Post-Pandemic, Orange County’s Housing Market is Finally Cooling Off
In the last few years, the COVID-19 pandemic caused a buying flurry in the housing market nationwide, and Orange County was certainly no exception. CEO and partner of Active Realty in Irvine, Suzanne Seini, has insider experience with the chaos of the Orange County housing market in recent years.
“Over the past couple of years, we saw a lot of buyers experience heartbreak,” Seini explains. “So many were trying hard and needed to get into a home because of changes in their lie or growing family, and they couldn’t do it.” With reduced mortgage rates, inventory, and rapidly changing lifestyles, houses couldn’t flee the market fast enough. Seini says that now the city is finally seeing a break from the fast-paced environment. “It’s a little fairer now… [buyers] are in a better position.”
Federal crack-downs on interest rates and inflation have caused many buyers to back off, which is forcing the market to stabilize. A sales associate at Pacific Sotheby in Laguna Beach, Josh Schroeder, compares the housing market to cars speeding on the highway. “Here we are traveling down the highway going the 65 miles per hour speed limit, and then when the pandemic hit, everyone was going 165 miles per hour. The police officer — the Feds have caught up — and real estate is pumping their brakes. Now, we’re going about 75 miles per hour.”
Schroeder embraces this change readily. “There’s nothing wrong with this kind of normalization happening.” The shifting market is changing the public opinion on buying and selling conditions. The Fannie Mae Home Purchase Sentiment Index reported that only 17% of respondents believe now is a good time to buy a home. Between less favorable mortgage rates and slowing home price growth, the intense heat of the Orange County market is bound to be short-lived. However, the market still favors home sellers hand over fist.
In the last few weeks, the expected market time in Orange County dropped from 72 to 67 days, meaning houses stay on the market for only 2 months before they escrow. The market looks like it may maintain its steam throughout the rest of the year. Beyond that, any market time under 90 days is considered a seller’s market, and the current active inventory remains over 30% less than the three-year average pre-pandemic. The housing inventory still needs time to replenish before prices drop.
While the market is beginning to see a cool-off from mid-pandemic conditions, the rush to claim a market crash is hasty and ill-advised.
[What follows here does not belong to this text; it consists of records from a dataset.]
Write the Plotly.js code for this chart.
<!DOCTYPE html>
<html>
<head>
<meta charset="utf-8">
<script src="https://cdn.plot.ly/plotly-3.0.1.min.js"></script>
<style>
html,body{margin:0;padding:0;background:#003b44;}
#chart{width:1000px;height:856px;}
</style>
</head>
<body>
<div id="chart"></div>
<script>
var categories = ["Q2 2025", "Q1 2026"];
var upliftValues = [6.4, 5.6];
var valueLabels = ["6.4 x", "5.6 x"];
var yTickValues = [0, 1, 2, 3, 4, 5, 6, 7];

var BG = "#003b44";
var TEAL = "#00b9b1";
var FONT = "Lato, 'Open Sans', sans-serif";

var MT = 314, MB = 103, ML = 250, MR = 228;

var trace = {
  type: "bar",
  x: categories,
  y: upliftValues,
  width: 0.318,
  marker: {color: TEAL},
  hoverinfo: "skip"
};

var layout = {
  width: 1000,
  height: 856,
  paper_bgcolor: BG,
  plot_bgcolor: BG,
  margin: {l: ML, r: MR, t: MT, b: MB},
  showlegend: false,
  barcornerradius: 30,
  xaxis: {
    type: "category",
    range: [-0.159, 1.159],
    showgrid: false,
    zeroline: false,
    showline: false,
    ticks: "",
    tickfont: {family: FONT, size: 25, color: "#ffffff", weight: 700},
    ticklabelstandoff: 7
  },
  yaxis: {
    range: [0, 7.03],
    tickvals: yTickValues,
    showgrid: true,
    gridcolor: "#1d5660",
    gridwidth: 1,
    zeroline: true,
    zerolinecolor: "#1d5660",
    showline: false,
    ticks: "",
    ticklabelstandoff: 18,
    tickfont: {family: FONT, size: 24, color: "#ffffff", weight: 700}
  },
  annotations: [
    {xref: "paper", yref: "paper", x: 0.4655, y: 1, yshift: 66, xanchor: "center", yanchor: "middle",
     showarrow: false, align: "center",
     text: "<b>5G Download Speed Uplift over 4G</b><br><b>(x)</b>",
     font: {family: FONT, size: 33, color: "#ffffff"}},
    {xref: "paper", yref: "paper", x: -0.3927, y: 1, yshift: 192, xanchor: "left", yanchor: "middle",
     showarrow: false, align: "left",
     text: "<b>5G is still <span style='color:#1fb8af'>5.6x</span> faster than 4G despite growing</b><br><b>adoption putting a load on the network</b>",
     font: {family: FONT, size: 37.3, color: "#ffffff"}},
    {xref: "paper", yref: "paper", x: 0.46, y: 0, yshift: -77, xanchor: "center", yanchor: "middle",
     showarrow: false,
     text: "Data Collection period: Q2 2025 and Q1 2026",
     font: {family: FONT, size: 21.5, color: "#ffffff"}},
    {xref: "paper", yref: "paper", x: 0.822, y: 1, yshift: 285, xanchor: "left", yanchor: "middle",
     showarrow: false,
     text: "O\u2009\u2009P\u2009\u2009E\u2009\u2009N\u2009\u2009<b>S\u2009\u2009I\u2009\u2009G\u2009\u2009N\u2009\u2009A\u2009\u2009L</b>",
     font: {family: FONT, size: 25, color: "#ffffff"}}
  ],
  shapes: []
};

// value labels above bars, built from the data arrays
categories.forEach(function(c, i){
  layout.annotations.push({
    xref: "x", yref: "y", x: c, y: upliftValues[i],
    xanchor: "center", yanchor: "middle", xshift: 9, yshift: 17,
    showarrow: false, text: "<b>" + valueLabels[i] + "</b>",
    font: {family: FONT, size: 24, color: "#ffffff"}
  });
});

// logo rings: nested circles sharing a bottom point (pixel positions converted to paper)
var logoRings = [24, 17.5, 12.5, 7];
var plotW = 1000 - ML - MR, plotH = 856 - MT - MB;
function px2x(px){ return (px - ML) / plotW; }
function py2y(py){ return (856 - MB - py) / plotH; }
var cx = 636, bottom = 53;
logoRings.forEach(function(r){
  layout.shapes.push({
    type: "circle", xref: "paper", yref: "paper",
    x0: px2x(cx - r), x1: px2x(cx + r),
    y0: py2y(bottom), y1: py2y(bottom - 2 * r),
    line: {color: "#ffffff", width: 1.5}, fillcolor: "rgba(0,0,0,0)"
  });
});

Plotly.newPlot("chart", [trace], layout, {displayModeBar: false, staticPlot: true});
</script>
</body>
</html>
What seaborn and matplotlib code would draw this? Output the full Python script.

Schoeder reminds buyers and sellers to remain realistic within the current market and not focus on the sudden appreciation that occurred during the pandemic. “Gone are the days of 20% or 30% price appreciation like we saw during pandemic. We’ll still see price appreciation, but it’ll be normal.”
Sellers are advised to adjust their expectations but remain optimistic. Houses are not going to sell as rapidly, or as high over asking price, but this doesn’t mean it’s a bad time to sell. “You’re not going to see 30 offers or $100K over ask,” Seini says.
For buyers, the market is becoming more manageable and more reasonable opportunities are arising. “[Buyers] hold the cards now. They were able to put in offers at under asking price and eventually ended up buying a home at the list price,” Seini explains as conditions improve for her clients this year compared to 2021. “They had that negotiating room to buy a house and didn’t have to give their firstborn to get it.”